Guilty. One word on a beggar’s cardboard sign. And now he is dead, stabbed in a wintry Copenhagen street, the second homeless victim in as many weeks. Dagbladet reporter Jensen, stumbling across the body on her way to work, calls her ex lover DI Henrik Jungersen. As, inevitably, old passions are rekindled, so are old regrets, and that is just the start of Jensen’s troubles. The front page is an open goal, but nothing feels right… When a third body turns up, it seems certain that a serial killer is on the loose. But why pick on the homeless? And is the link to an old murder case just a coincidence? With her teenage apprentice Gustav, Jensen soon finds herself putting everything on the line to discover exactly who is guilty.
That’s the premise of Heidi Amsinck‘s second book My Name is Jensen, set in snowy Copenhagen, and published by Muswell Press in August 2021. Together with Katrine Engberg and Lone Theils, Heidi will be discussing Danish Noir at the online event Murder most foul in the evening of 27th October and organised by Barnet Libraries. Tickets – Eventbrite. Here, however, you can read Heidi’s thoughts on the writing process of a novel set in her hometown yet not written in her mother tongue which I found so intriguing.
‘I’m Danish but write in English. I rarely give it much thought, but reading my Copenhagen Crime novel My Name is Jensen translated into my mother tongue by a fellow Danish author has made me reflect: how strange is this?
I was born in Copenhagen where my parents met as kids in the 1950s. I grew up in Denmark, didn’t leave the country till I’d graduated from journalism school, and wrote articles in Danish for newspapers back home for many years. However, in all the time I’ve been writing fiction, I’ve been writing in English.
Thinking about it, it must have something to do with wishing to belong in my adopted homeland. Shortly after arriving in London on a foggy winter’s night to begin a new life as a foreign correspondent, someone told me that if I wanted to master English, I should listen regularly to The Archers. I followed the advice (still do), all the while inhaling as many short stories and novels in English as I could lay my hands on.
I read eclectically but have always been a fan of the dark and mysterious: Edgar Allan Poe, Bram Stoker, Daphne du Maurier, Isak Dinesen (AKA Danish author Karen Blixen who wrote in English and Danish both). In my youth I devoured the novels of Stephen King, and once in England began to work my way through the crime fiction greats: Agatha Christie, Ruth Rendell, PD James, Colin Dexter, Ian Rankin and many, many more.

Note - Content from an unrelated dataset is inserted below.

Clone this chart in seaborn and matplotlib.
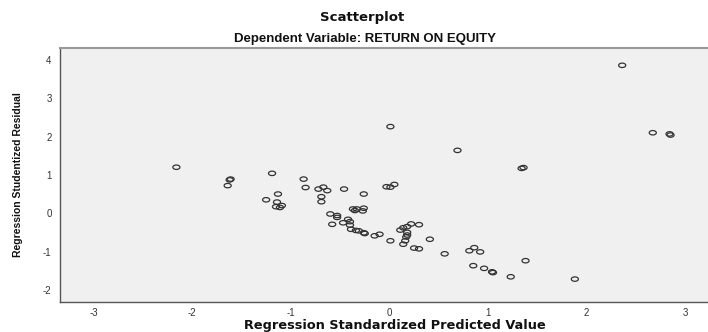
import numpy as np
import pandas as pd
import matplotlib
matplotlib.use("Agg")
import matplotlib.pyplot as plt
from matplotlib.path import Path
import seaborn as sns

predicted = [-2.16, -1.64, -1.62, -1.61, -1.19, -1.25, -1.13, -1.14, -1.15, -1.11,
             -1.09, -0.87, -0.85, -0.72, -0.67, -0.63, -0.69, -0.69, -0.46, -0.26,
             -0.60, -0.53, -0.53, -0.58, -0.37, -0.35, -0.33, -0.27, -0.26, -0.47,
             -0.42, -0.40, -0.40, -0.39, -0.34, -0.31, -0.26, -0.25, -0.15, -0.10,
             0.01, 0.01, -0.03, 0.01, 0.05, 0.11, 0.14, 0.18, 0.22, 0.30,
             0.18, 0.18, 0.17, 0.16, 0.14, 0.25, 0.30, 0.41, 0.56, 0.81,
             0.86, 0.92, 0.85, 0.96, 1.04, 1.05, 1.23, 1.38, 1.88, 0.69,
             1.34, 1.36, 2.67, 2.84, 2.85, 2.36]
residual = [1.20, 0.72, 0.87, 0.89, 1.04, 0.35, 0.50, 0.29, 0.17, 0.15,
            0.20, 0.89, 0.67, 0.63, 0.68, 0.59, 0.43, 0.30, 0.63, 0.50,
            -0.02, -0.06, -0.11, -0.29, 0.11, 0.07, 0.11, 0.06, 0.13, -0.25,
            -0.16, -0.22, -0.31, -0.42, -0.45, -0.46, -0.51, -0.53, -0.59, -0.55,
            -0.72, 2.26, 0.69, 0.68, 0.75, -0.44, -0.38, -0.35, -0.28, -0.30,
            -0.50, -0.57, -0.62, -0.72, -0.81, -0.91, -0.93, -0.68, -1.06, -0.98,
            -0.90, -1.01, -1.37, -1.44, -1.53, -1.55, -1.66, -1.24, -1.72, 1.64,
            1.17, 1.19, 2.10, 2.07, 2.04, 3.86]

x_ticks = [-3, -2, -1, 0, 1, 2, 3]
y_ticks = [-2, -1, 0, 1, 2, 3, 4]

title = "Scatterplot"
subtitle = "Dependent Variable: RETURN ON EQUITY"
x_label = "Regression Standardized Predicted Value"
y_label = "Regression Studentized Residual"

df = pd.DataFrame({"pred": predicted, "resid": residual})

sns.set_style("white")
plt.rcParams["font.family"] = ["Liberation Sans", "DejaVu Sans"]
plt.rcParams["axes.unicode_minus"] = False

fig = plt.figure(figsize=(7.08, 3.32), dpi=100)
ax = fig.add_axes([60 / 708, 1 - 301.7 / 332, 648 / 708, (301.7 - 47.7) / 332])
ax.set_facecolor("#f0f0f0")

t = np.linspace(0, 2 * np.pi, 40)
ellipse = Path(np.column_stack([1.6 * np.cos(t), np.sin(t)]), closed=True)

sns.scatterplot(data=df, x="pred", y="resid", ax=ax, marker=ellipse, s=26,
                facecolor="none", edgecolor="#333333", linewidth=0.9)

ax.set_xlim(-3.34, 3.23)
ax.set_ylim(-2.31, 4.32)
ax.set_xticks(x_ticks)
ax.set_yticks(y_ticks)
ax.tick_params(axis="both", direction="out", length=3, width=0.8, color="#444444",
               labelsize=7, labelcolor="#333333", pad=1.5)
ax.tick_params(axis="y", pad=3)

for side in ["left", "bottom"]:
    ax.spines[side].set_color("#555555")
    ax.spines[side].set_linewidth(1.0)
ax.spines["top"].set_color("#999999")
ax.spines["top"].set_linewidth(1.5)
ax.spines["right"].set_visible(False)

ax.set_xlabel("")
ax.set_ylabel("")
fig.text(395 / 708, 1 - 325.5 / 332, x_label, ha="center", va="center",
         fontsize=9.3, fontweight="bold", color="#111111",
         family=["DejaVu Sans"])
fig.text(18 / 708, 1 - 175 / 332, y_label, ha="center", va="center", rotation=90,
         fontsize=7.5, fontweight="bold", color="#111111")
fig.text(362 / 708, 1 - 18 / 332, title, ha="center", va="center",
         fontsize=9.5, fontweight="bold", color="#111111",
         family=["DejaVu Sans"])
fig.text(365 / 708, 1 - 39 / 332, subtitle, ha="center", va="center",
         fontsize=9.5, fontweight="bold", color="#111111")

fig.savefig("out.png", dpi=100, facecolor="white")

Yes, even all that doesn’t seem enough to explain why, when my own dark stories began to take shape with a series of Copenhagen twilight tales for BBC Radio 4, they did so in English.
As I settled in Britain, I had kids and made friends, and there is probably a part of me that wanted to use fiction as a means of showing them where I come from in a language we share. But, more than that, I’ve realised that writing in English about my home country lets me keep my distance in useful ways.
When I wrote My Name is Jensen during the first lockdown in spring 2020, distance to home wasn’t a choice. Unable to travel, I yearned for Denmark and my Danish friends and family. I found writing about my beloved Copenhagen extremely soothing.
Jensen is a Danish reporter who returns home from London after many years, something I never did, though I often imagined what it would be like. As Jensen travels through the city on the hunt for a killer, in a race against her on-off lover DI Henrik Jungersen, she notices its otherness in a way no Copenhagener would. If I’d written the novel in Danish, that might have been harder to pull off, and I would not have been so free to make things up.
It’s a long while now since I lived in Copenhagen, but in other ways, I never left. The city has a hold over my imagination like no other and is the place to which my fiction always returns. I want you to go there with me, to see its light and shade and everything in between. I guess that, by writing in my second language, I am merely choosing to take the long way home.’